------ PROVIDED MATERIAL

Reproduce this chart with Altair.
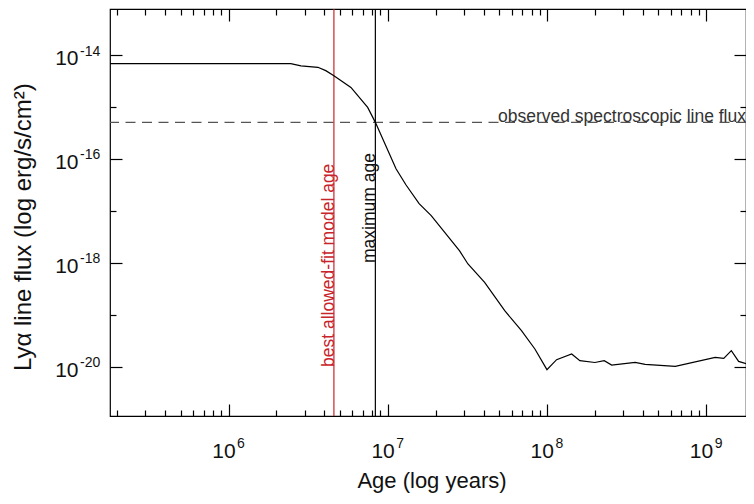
import altair as alt
import pandas as pd

# ---- data ----
age = [1.8e5, 2.46e6, 2.85e6, 3.64e6, 4.08e6, 4.59e6, 5.87e6, 7.48e6, 8.36e6,
       1.127e7, 1.30e7, 1.574e7, 1.875e7, 2.82e7, 3.19e7, 4.06e7, 5.43e7, 6.92e7, 8.40e7,
       1.0e8, 1.15e8, 1.43e8, 1.61e8, 2.0e8, 2.29e8, 2.55e8, 3.58e8, 4.14e8, 6.40e8,
       1.14e9, 1.29e9, 1.44e9, 1.60e9, 2.0e9]
flux = [6.8e-15, 6.8e-15, 6.2e-15, 5.8e-15, 5.0e-15, 4.0e-15, 2.38e-15, 9.8e-16, 5.06e-16,
        6.5e-17, 3.2e-17, 1.38e-17, 8.13e-18, 1.73e-18, 9.57e-19, 4.24e-19, 1.21e-19, 4.99e-20, 2.22e-20,
        8.87e-21, 1.38e-20, 1.78e-20, 1.32e-20, 1.22e-20, 1.32e-20, 1.09e-20, 1.22e-20, 1.12e-20, 1.03e-20,
        1.53e-20, 1.46e-20, 2.06e-20, 1.28e-20, 1.03e-20]

best_age = [4.59e6]
max_age = [8.36e6]
observed_flux = [5.06e-16]

x_major = [1e6, 1e7, 1e8, 1e9]
x_exp = ["6", "7", "8", "9"]
x_minor = [k * 10.0 ** e for e in range(5, 9) for k in range(2, 10) if k * 10.0 ** e >= 1.8e5]
y_major = [1e-14, 1e-16, 1e-18, 1e-20]
y_exp = ["-14", "-16", "-18", "-20"]
y_minor = [1e-15, 1e-17, 1e-19]

best_label = "best allowed-fit model age"
max_label = "maximum age"
obs_label = "observed spectroscopic line flux"
x_title = "Age (log years)"
y_title = "Lyα line flux (log erg/s/cm²)"

# ---- layout / style ----
W, H = 636, 407
FONT = "Liberation Sans"
RED = "#c8242b"
xs = alt.Scale(type="log", domain=[1.8e5, 1.78e9], nice=False)
ys = alt.Scale(type="log", domain=[1.14e-21, 7.67e-14], nice=False)


def ax(orient, offset, values, size):
    return alt.Axis(orient=orient, offset=offset, values=values, tickSize=size,
                    labels=False, domain=False, grid=False, title=None,
                    ticks=True, tickColor="black", tickWidth=1.2)


curve = pd.DataFrame({"age": age, "flux": flux})
best_df = pd.DataFrame({"age": best_age, "flux": [1e-20], "label": [best_label]})
max_df = pd.DataFrame({"age": max_age, "flux": [1e-18], "label": [max_label]})
obs_df = pd.DataFrame({"flux": observed_flux, "label": [obs_label]})
xlab = pd.DataFrame({"v": x_major, "base": ["10"] * 4, "exp": x_exp})
ylab = pd.DataFrame({"v": y_major, "base": ["10"] * 4, "exp": y_exp})

dashed = alt.Chart(obs_df).mark_rule(color="#555555", strokeWidth=1.3, strokeDash=[10, 6.5]).encode(
    y=alt.Y("flux:Q", scale=ys, axis=ax("right", -W, y_minor, 6))
)
red_rule = alt.Chart(best_df).mark_rule(color=RED, strokeWidth=1.2).encode(
    x=alt.X("age:Q", scale=xs, axis=ax("top", -H, x_minor, 6))
)
black_rule = alt.Chart(max_df).mark_rule(color="black", strokeWidth=1.2).encode(
    x=alt.X("age:Q", scale=xs, axis=ax("bottom", -H, x_major, 12))
)
line = alt.Chart(curve).mark_line(color="black", strokeWidth=1.2, clip=True).encode(
    x=alt.X("age:Q", scale=xs, axis=ax("top", -H, x_major, 12)),
    y=alt.Y("flux:Q", scale=ys, axis=ax("right", -W, y_major, 12)),
)
red_text = alt.Chart(best_df).mark_text(
    angle=270, align="left", baseline="alphabetic", font=FONT, fontSize=17.5, color=RED
).encode(
    x=alt.X("age:Q", scale=xs, axis=ax("bottom", -H, x_minor, 6)),
    y=alt.Y("flux:Q", scale=ys, axis=ax("left", -W, y_major, 12)),
    text="label:N",
)
black_text = alt.Chart(max_df).mark_text(
    angle=270, align="left", baseline="alphabetic", font=FONT, fontSize=17.5, color="#111111"
).encode(
    x=alt.X("age:Q", scale=xs, axis=None),
    y=alt.Y("flux:Q", scale=ys, axis=ax("left", -W, y_minor, 6)),
    text="label:N",
)
obs_text = alt.Chart(obs_df).mark_text(
    align="right", baseline="alphabetic", font=FONT, fontSize=17.5, color="#333333"
).encode(
    x=alt.value(W),
    y=alt.Y("flux:Q", scale=ys, axis=None),
    text="label:N",
)
xbase = alt.Chart(xlab).mark_text(align="right", baseline="alphabetic", dx=7, font=FONT, fontSize=21, color="#111111").encode(
    x=alt.X("v:Q", scale=xs, axis=None), y=alt.value(H + 42), text="base:N")
xsup = alt.Chart(xlab).mark_text(align="left", baseline="alphabetic", dx=8.5, font=FONT, fontSize=14, color="#111111").encode(
    x=alt.X("v:Q", scale=xs, axis=None), y=alt.value(H + 32), text="exp:N")
ybase = alt.Chart(ylab).mark_text(align="right", baseline="alphabetic", dy=10, font=FONT, fontSize=21, color="#111111").encode(
    y=alt.Y("v:Q", scale=ys, axis=None), x=alt.value(-31.5), text="base:N")
ysup = alt.Chart(ylab).mark_text(align="left", baseline="alphabetic", dy=0.5, font=FONT, fontSize=14, color="#111111").encode(
    y=alt.Y("v:Q", scale=ys, axis=None), x=alt.value(-30), text="exp:N")
xt = alt.Chart(pd.DataFrame({"t": [x_title]})).mark_text(
    align="center", baseline="alphabetic", font=FONT, fontSize=22, color="#111111").encode(
    x=alt.value(322), y=alt.value(H + 72), text="t:N")
yt = alt.Chart(pd.DataFrame({"t": [y_title]})).mark_text(
    angle=270, align="left", baseline="alphabetic", font=FONT, fontSize=24, color="#111111").encode(
    x=alt.value(-79), y=alt.value(362), text="t:N")

chart = alt.layer(
    dashed, red_rule, black_rule, line, red_text, black_text, obs_text,
    xbase, xsup, ybase, ysup, xt, yt
).resolve_axis(x="independent", y="independent").properties(
    width=W, height=H,
    autosize=alt.AutoSizeParams(type="none"),
    padding={"left": 102, "top": 1, "right": 0, "bottom": 77},
    background="white",
).configure_view(stroke="black", strokeWidth=1.2)

chart.save("out.html", embed_options={"renderer": "svg", "actions": False})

------------

▶ _WHAT YOU HAVE TO DO_: Copy every line of the data exactly as written, excluding the pictures.

▶ _SOLUTION BELOW_:
Reproduce this chart with Altair.
import altair as alt
import pandas as pd

# ---- data ----
age = [1.8e5, 2.46e6, 2.85e6, 3.64e6, 4.08e6, 4.59e6, 5.87e6, 7.48e6, 8.36e6,
       1.127e7, 1.30e7, 1.574e7, 1.875e7, 2.82e7, 3.19e7, 4.06e7, 5.43e7, 6.92e7, 8.40e7,
       1.0e8, 1.15e8, 1.43e8, 1.61e8, 2.0e8, 2.29e8, 2.55e8, 3.58e8, 4.14e8, 6.40e8,
       1.14e9, 1.29e9, 1.44e9, 1.60e9, 2.0e9]
flux = [6.8e-15, 6.8e-15, 6.2e-15, 5.8e-15, 5.0e-15, 4.0e-15, 2.38e-15, 9.8e-16, 5.06e-16,
        6.5e-17, 3.2e-17, 1.38e-17, 8.13e-18, 1.73e-18, 9.57e-19, 4.24e-19, 1.21e-19, 4.99e-20, 2.22e-20,
        8.87e-21, 1.38e-20, 1.78e-20, 1.32e-20, 1.22e-20, 1.32e-20, 1.09e-20, 1.22e-20, 1.12e-20, 1.03e-20,
        1.53e-20, 1.46e-20, 2.06e-20, 1.28e-20, 1.03e-20]

best_age = [4.59e6]
max_age = [8.36e6]
observed_flux = [5.06e-16]

x_major = [1e6, 1e7, 1e8, 1e9]
x_exp = ["6", "7", "8", "9"]
x_minor = [k * 10.0 ** e for e in range(5, 9) for k in range(2, 10) if k * 10.0 ** e >= 1.8e5]
y_major = [1e-14, 1e-16, 1e-18, 1e-20]
y_exp = ["-14", "-16", "-18", "-20"]
y_minor = [1e-15, 1e-17, 1e-19]

best_label = "best allowed-fit model age"
max_label = "maximum age"
obs_label = "observed spectroscopic line flux"
x_title = "Age (log years)"
y_title = "Lyα line flux (log erg/s/cm²)"

# ---- layout / style ----
W, H = 636, 407
FONT = "Liberation Sans"
RED = "#c8242b"
xs = alt.Scale(type="log", domain=[1.8e5, 1.78e9], nice=False)
ys = alt.Scale(type="log", domain=[1.14e-21, 7.67e-14], nice=False)


def ax(orient, offset, values, size):
    return alt.Axis(orient=orient, offset=offset, values=values, tickSize=size,
                    labels=False, domain=False, grid=False, title=None,
                    ticks=True, tickColor="black", tickWidth=1.2)


curve = pd.DataFrame({"age": age, "flux": flux})
best_df = pd.DataFrame({"age": best_age, "flux": [1e-20], "label": [best_label]})
max_df = pd.DataFrame({"age": max_age, "flux": [1e-18], "label": [max_label]})
obs_df = pd.DataFrame({"flux": observed_flux, "label": [obs_label]})
xlab = pd.DataFrame({"v": x_major, "base": ["10"] * 4, "exp": x_exp})
ylab = pd.DataFrame({"v": y_major, "base": ["10"] * 4, "exp": y_exp})

dashed = alt.Chart(obs_df).mark_rule(color="#555555", strokeWidth=1.3, strokeDash=[10, 6.5]).encode(
    y=alt.Y("flux:Q", scale=ys, axis=ax("right", -W, y_minor, 6))
)
red_rule = alt.Chart(best_df).mark_rule(color=RED, strokeWidth=1.2).encode(
    x=alt.X("age:Q", scale=xs, axis=ax("top", -H, x_minor, 6))
)
black_rule = alt.Chart(max_df).mark_rule(color="black", strokeWidth=1.2).encode(
    x=alt.X("age:Q", scale=xs, axis=ax("bottom", -H, x_major, 12))
)
line = alt.Chart(curve).mark_line(color="black", strokeWidth=1.2, clip=True).encode(
    x=alt.X("age:Q", scale=xs, axis=ax("top", -H, x_major, 12)),
    y=alt.Y("flux:Q", scale=ys, axis=ax("right", -W, y_major, 12)),
)
red_text = alt.Chart(best_df).mark_text(
    angle=270, align="left", baseline="alphabetic", font=FONT, fontSize=17.5, color=RED
).encode(
    x=alt.X("age:Q", scale=xs, axis=ax("bottom", -H, x_minor, 6)),
    y=alt.Y("flux:Q", scale=ys, axis=ax("left", -W, y_major, 12)),
    text="label:N",
)
black_text = alt.Chart(max_df).mark_text(
    angle=270, align="left", baseline="alphabetic", font=FONT, fontSize=17.5, color="#111111"
).encode(
    x=alt.X("age:Q", scale=xs, axis=None),
    y=alt.Y("flux:Q", scale=ys, axis=ax("left", -W, y_minor, 6)),
    text="label:N",
)
obs_text = alt.Chart(obs_df).mark_text(
    align="right", baseline="alphabetic", font=FONT, fontSize=17.5, color="#333333"
).encode(
    x=alt.value(W),
    y=alt.Y("flux:Q", scale=ys, axis=None),
    text="label:N",
)
xbase = alt.Chart(xlab).mark_text(align="right", baseline="alphabetic", dx=7, font=FONT, fontSize=21, color="#111111").encode(
    x=alt.X("v:Q", scale=xs, axis=None), y=alt.value(H + 42), text="base:N")
xsup = alt.Chart(xlab).mark_text(align="left", baseline="alphabetic", dx=8.5, font=FONT, fontSize=14, color="#111111").encode(
    x=alt.X("v:Q", scale=xs, axis=None), y=alt.value(H + 32), text="exp:N")
ybase = alt.Chart(ylab).mark_text(align="right", baseline="alphabetic", dy=10, font=FONT, fontSize=21, color="#111111").encode(
    y=alt.Y("v:Q", scale=ys, axis=None), x=alt.value(-31.5), text="base:N")
ysup = alt.Chart(ylab).mark_text(align="left", baseline="alphabetic", dy=0.5, font=FONT, fontSize=14, color="#111111").encode(
    y=alt.Y("v:Q", scale=ys, axis=None), x=alt.value(-30), text="exp:N")
xt = alt.Chart(pd.DataFrame({"t": [x_title]})).mark_text(
    align="center", baseline="alphabetic", font=FONT, fontSize=22, color="#111111").encode(
    x=alt.value(322), y=alt.value(H + 72), text="t:N")
yt = alt.Chart(pd.DataFrame({"t": [y_title]})).mark_text(
    angle=270, align="left", baseline="alphabetic", font=FONT, fontSize=24, color="#111111").encode(
    x=alt.value(-79), y=alt.value(362), text="t:N")

chart = alt.layer(
    dashed, red_rule, black_rule, line, red_text, black_text, obs_text,
    xbase, xsup, ybase, ysup, xt, yt
).resolve_axis(x="independent", y="independent").properties(
    width=W, height=H,
    autosize=alt.AutoSizeParams(type="none"),
    padding={"left": 102, "top": 1, "right": 0, "bottom": 77},
    background="white",
).configure_view(stroke="black", strokeWidth=1.2)

chart.save("out.html", embed_options={"renderer": "svg", "actions": False})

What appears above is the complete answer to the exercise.